- Objective: Without including any pictures, write out the listing below exactly.

- Provided material:
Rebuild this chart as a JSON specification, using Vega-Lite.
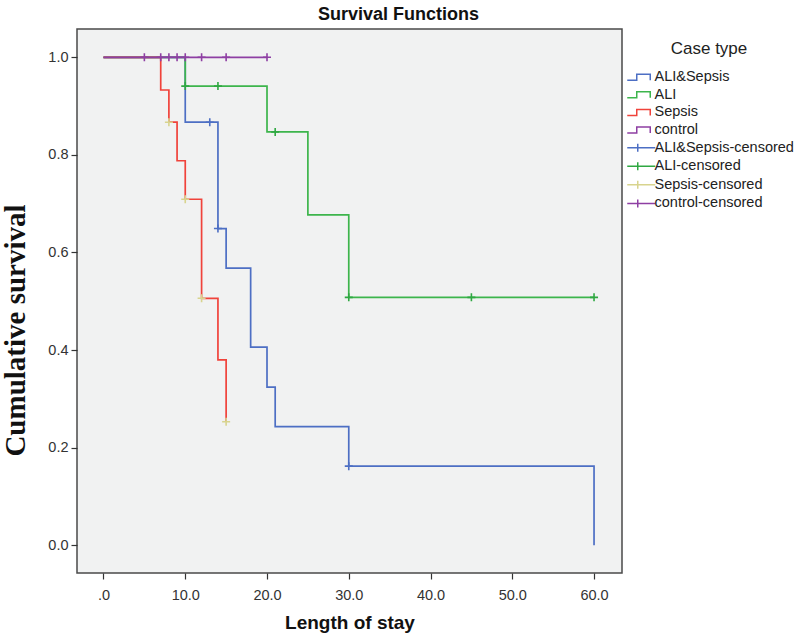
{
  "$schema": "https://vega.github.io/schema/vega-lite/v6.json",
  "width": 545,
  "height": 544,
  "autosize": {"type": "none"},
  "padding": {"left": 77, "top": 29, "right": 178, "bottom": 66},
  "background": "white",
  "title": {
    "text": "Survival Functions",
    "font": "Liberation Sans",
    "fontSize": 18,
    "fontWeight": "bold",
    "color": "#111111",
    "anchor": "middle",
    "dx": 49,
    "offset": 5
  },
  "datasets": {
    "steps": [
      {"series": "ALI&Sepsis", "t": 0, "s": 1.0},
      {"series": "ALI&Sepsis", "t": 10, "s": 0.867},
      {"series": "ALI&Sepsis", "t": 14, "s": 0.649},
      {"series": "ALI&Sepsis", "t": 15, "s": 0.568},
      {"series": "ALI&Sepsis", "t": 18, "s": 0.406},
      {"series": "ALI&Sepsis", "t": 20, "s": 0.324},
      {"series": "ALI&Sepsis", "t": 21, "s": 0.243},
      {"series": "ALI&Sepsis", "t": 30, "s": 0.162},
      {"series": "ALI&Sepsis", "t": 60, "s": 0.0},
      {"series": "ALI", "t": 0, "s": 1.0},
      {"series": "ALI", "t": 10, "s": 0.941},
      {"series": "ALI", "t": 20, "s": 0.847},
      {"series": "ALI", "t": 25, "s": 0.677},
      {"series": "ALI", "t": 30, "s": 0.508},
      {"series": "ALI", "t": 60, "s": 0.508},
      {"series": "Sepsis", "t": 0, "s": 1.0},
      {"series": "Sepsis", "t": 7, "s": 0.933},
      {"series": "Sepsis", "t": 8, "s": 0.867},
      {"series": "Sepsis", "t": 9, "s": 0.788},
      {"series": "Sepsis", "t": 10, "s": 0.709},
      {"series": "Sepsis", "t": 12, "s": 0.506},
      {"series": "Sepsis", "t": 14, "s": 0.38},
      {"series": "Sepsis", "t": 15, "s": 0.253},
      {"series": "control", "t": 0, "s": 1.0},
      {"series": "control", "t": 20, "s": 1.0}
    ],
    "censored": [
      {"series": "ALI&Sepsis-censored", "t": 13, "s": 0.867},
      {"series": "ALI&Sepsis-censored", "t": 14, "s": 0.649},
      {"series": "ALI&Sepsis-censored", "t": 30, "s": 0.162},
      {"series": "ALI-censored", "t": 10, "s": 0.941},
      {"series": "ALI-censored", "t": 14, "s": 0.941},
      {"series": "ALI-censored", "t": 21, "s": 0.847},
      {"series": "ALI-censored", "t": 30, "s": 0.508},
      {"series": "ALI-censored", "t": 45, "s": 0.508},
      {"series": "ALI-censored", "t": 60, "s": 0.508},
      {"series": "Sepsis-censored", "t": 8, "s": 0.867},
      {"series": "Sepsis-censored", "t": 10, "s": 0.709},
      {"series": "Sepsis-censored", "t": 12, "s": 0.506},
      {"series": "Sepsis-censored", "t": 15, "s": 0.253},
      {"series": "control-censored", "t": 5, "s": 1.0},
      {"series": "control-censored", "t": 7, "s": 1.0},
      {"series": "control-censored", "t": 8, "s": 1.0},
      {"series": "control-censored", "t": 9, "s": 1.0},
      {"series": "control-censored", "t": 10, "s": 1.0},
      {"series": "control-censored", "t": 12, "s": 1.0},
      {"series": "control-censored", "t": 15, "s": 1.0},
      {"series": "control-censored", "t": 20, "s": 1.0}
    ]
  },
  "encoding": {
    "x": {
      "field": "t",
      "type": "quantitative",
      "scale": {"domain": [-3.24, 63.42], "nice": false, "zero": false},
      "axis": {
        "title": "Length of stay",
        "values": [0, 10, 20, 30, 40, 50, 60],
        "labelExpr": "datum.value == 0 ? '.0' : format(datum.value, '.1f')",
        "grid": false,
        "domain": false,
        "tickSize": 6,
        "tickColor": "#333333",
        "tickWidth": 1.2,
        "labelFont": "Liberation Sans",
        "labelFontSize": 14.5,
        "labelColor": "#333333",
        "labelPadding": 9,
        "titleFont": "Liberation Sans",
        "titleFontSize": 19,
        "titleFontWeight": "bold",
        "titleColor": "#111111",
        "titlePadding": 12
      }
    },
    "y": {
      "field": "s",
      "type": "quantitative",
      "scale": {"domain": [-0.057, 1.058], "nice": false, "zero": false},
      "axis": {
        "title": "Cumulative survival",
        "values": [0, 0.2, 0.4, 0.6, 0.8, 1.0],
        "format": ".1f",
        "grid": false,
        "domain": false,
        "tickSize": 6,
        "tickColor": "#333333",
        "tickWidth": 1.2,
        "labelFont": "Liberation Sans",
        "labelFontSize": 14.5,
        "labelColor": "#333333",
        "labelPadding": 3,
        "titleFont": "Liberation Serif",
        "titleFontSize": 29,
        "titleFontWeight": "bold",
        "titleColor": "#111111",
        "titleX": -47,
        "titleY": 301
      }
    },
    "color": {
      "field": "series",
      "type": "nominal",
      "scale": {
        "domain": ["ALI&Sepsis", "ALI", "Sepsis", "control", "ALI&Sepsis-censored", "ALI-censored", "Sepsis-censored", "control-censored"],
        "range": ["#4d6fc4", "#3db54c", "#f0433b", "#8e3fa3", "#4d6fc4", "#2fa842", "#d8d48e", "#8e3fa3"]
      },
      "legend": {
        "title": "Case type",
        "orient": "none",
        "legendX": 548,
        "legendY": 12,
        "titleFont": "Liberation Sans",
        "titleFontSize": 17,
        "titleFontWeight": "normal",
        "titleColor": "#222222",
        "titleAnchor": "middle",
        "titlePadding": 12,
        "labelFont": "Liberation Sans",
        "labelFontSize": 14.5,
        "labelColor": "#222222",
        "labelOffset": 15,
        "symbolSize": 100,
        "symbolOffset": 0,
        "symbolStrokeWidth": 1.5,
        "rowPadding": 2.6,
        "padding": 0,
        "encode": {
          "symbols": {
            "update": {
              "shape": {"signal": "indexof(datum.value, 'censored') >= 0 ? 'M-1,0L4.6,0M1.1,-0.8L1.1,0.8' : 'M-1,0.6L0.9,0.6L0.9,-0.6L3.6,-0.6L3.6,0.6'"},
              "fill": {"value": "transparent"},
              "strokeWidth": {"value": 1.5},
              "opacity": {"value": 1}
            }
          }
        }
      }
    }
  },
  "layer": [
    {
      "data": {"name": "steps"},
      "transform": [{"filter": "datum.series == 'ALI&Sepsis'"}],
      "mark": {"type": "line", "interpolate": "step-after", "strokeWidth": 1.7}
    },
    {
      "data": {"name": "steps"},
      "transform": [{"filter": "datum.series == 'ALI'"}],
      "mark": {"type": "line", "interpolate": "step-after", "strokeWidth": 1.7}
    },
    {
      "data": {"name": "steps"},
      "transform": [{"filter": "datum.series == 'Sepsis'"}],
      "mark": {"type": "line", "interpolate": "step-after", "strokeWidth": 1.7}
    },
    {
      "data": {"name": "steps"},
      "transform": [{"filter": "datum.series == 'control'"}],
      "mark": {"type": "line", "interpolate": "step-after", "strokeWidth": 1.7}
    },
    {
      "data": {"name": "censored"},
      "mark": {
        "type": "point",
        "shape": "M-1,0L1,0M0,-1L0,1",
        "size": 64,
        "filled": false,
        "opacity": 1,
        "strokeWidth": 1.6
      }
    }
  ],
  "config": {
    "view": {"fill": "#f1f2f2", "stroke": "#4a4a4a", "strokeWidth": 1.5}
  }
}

- Response for this exercise:
Rebuild this chart as a JSON specification, using Vega-Lite.
{
  "$schema": "https://vega.github.io/schema/vega-lite/v6.json",
  "width": 545,
  "height": 544,
  "autosize": {"type": "none"},
  "padding": {"left": 77, "top": 29, "right": 178, "bottom": 66},
  "background": "white",
  "title": {
    "text": "Survival Functions",
    "font": "Liberation Sans",
    "fontSize": 18,
    "fontWeight": "bold",
    "color": "#111111",
    "anchor": "middle",
    "dx": 49,
    "offset": 5
  },
  "datasets": {
    "steps": [
      {"series": "ALI&Sepsis", "t": 0, "s": 1.0},
      {"series": "ALI&Sepsis", "t": 10, "s": 0.867},
      {"series": "ALI&Sepsis", "t": 14, "s": 0.649},
      {"series": "ALI&Sepsis", "t": 15, "s": 0.568},
      {"series": "ALI&Sepsis", "t": 18, "s": 0.406},
      {"series": "ALI&Sepsis", "t": 20, "s": 0.324},
      {"series": "ALI&Sepsis", "t": 21, "s": 0.243},
      {"series": "ALI&Sepsis", "t": 30, "s": 0.162},
      {"series": "ALI&Sepsis", "t": 60, "s": 0.0},
      {"series": "ALI", "t": 0, "s": 1.0},
      {"series": "ALI", "t": 10, "s": 0.941},
      {"series": "ALI", "t": 20, "s": 0.847},
      {"series": "ALI", "t": 25, "s": 0.677},
      {"series": "ALI", "t": 30, "s": 0.508},
      {"series": "ALI", "t": 60, "s": 0.508},
      {"series": "Sepsis", "t": 0, "s": 1.0},
      {"series": "Sepsis", "t": 7, "s": 0.933},
      {"series": "Sepsis", "t": 8, "s": 0.867},
      {"series": "Sepsis", "t": 9, "s": 0.788},
      {"series": "Sepsis", "t": 10, "s": 0.709},
      {"series": "Sepsis", "t": 12, "s": 0.506},
      {"series": "Sepsis", "t": 14, "s": 0.38},
      {"series": "Sepsis", "t": 15, "s": 0.253},
      {"series": "control", "t": 0, "s": 1.0},
      {"series": "control", "t": 20, "s": 1.0}
    ],
    "censored": [
      {"series": "ALI&Sepsis-censored", "t": 13, "s": 0.867},
      {"series": "ALI&Sepsis-censored", "t": 14, "s": 0.649},
      {"series": "ALI&Sepsis-censored", "t": 30, "s": 0.162},
      {"series": "ALI-censored", "t": 10, "s": 0.941},
      {"series": "ALI-censored", "t": 14, "s": 0.941},
      {"series": "ALI-censored", "t": 21, "s": 0.847},
      {"series": "ALI-censored", "t": 30, "s": 0.508},
      {"series": "ALI-censored", "t": 45, "s": 0.508},
      {"series": "ALI-censored", "t": 60, "s": 0.508},
      {"series": "Sepsis-censored", "t": 8, "s": 0.867},
      {"series": "Sepsis-censored", "t": 10, "s": 0.709},
      {"series": "Sepsis-censored", "t": 12, "s": 0.506},
      {"series": "Sepsis-censored", "t": 15, "s": 0.253},
      {"series": "control-censored", "t": 5, "s": 1.0},
      {"series": "control-censored", "t": 7, "s": 1.0},
      {"series": "control-censored", "t": 8, "s": 1.0},
      {"series": "control-censored", "t": 9, "s": 1.0},
      {"series": "control-censored", "t": 10, "s": 1.0},
      {"series": "control-censored", "t": 12, "s": 1.0},
      {"series": "control-censored", "t": 15, "s": 1.0},
      {"series": "control-censored", "t": 20, "s": 1.0}
    ]
  },
  "encoding": {
    "x": {
      "field": "t",
      "type": "quantitative",
      "scale": {"domain": [-3.24, 63.42], "nice": false, "zero": false},
      "axis": {
        "title": "Length of stay",
        "values": [0, 10, 20, 30, 40, 50, 60],
        "labelExpr": "datum.value == 0 ? '.0' : format(datum.value, '.1f')",
        "grid": false,
        "domain": false,
        "tickSize": 6,
        "tickColor": "#333333",
        "tickWidth": 1.2,
        "labelFont": "Liberation Sans",
        "labelFontSize": 14.5,
        "labelColor": "#333333",
        "labelPadding": 9,
        "titleFont": "Liberation Sans",
        "titleFontSize": 19,
        "titleFontWeight": "bold",
        "titleColor": "#111111",
        "titlePadding": 12
      }
    },
    "y": {
      "field": "s",
      "type": "quantitative",
      "scale": {"domain": [-0.057, 1.058], "nice": false, "zero": false},
      "axis": {
        "title": "Cumulative survival",
        "values": [0, 0.2, 0.4, 0.6, 0.8, 1.0],
        "format": ".1f",
        "grid": false,
        "domain": false,
        "tickSize": 6,
        "tickColor": "#333333",
        "tickWidth": 1.2,
        "labelFont": "Liberation Sans",
        "labelFontSize": 14.5,
        "labelColor": "#333333",
        "labelPadding": 3,
        "titleFont": "Liberation Serif",
        "titleFontSize": 29,
        "titleFontWeight": "bold",
        "titleColor": "#111111",
        "titleX": -47,
        "titleY": 301
      }
    },
    "color": {
      "field": "series",
      "type": "nominal",
      "scale": {
        "domain": ["ALI&Sepsis", "ALI", "Sepsis", "control", "ALI&Sepsis-censored", "ALI-censored", "Sepsis-censored", "control-censored"],
        "range": ["#4d6fc4", "#3db54c", "#f0433b", "#8e3fa3", "#4d6fc4", "#2fa842", "#d8d48e", "#8e3fa3"]
      },
      "legend": {
        "title": "Case type",
        "orient": "none",
        "legendX": 548,
        "legendY": 12,
        "titleFont": "Liberation Sans",
        "titleFontSize": 17,
        "titleFontWeight": "normal",
        "titleColor": "#222222",
        "titleAnchor": "middle",
        "titlePadding": 12,
        "labelFont": "Liberation Sans",
        "labelFontSize": 14.5,
        "labelColor": "#222222",
        "labelOffset": 15,
        "symbolSize": 100,
        "symbolOffset": 0,
        "symbolStrokeWidth": 1.5,
        "rowPadding": 2.6,
        "padding": 0,
        "encode": {
          "symbols": {
            "update": {
              "shape": {"signal": "indexof(datum.value, 'censored') >= 0 ? 'M-1,0L4.6,0M1.1,-0.8L1.1,0.8' : 'M-1,0.6L0.9,0.6L0.9,-0.6L3.6,-0.6L3.6,0.6'"},
              "fill": {"value": "transparent"},
              "strokeWidth": {"value": 1.5},
              "opacity": {"value": 1}
            }
          }
        }
      }
    }
  },
  "layer": [
    {
      "data": {"name": "steps"},
      "transform": [{"filter": "datum.series == 'ALI&Sepsis'"}],
      "mark": {"type": "line", "interpolate": "step-after", "strokeWidth": 1.7}
    },
    {
      "data": {"name": "steps"},
      "transform": [{"filter": "datum.series == 'ALI'"}],
      "mark": {"type": "line", "interpolate": "step-after", "strokeWidth": 1.7}
    },
    {
      "data": {"name": "steps"},
      "transform": [{"filter": "datum.series == 'Sepsis'"}],
      "mark": {"type": "line", "interpolate": "step-after", "strokeWidth": 1.7}
    },
    {
      "data": {"name": "steps"},
      "transform": [{"filter": "datum.series == 'control'"}],
      "mark": {"type": "line", "interpolate": "step-after", "strokeWidth": 1.7}
    },
    {
      "data": {"name": "censored"},
      "mark": {
        "type": "point",
        "shape": "M-1,0L1,0M0,-1L0,1",
        "size": 64,
        "filled": false,
        "opacity": 1,
        "strokeWidth": 1.6
      }
    }
  ],
  "config": {
    "view": {"fill": "#f1f2f2", "stroke": "#4a4a4a", "strokeWidth": 1.5}
  }
}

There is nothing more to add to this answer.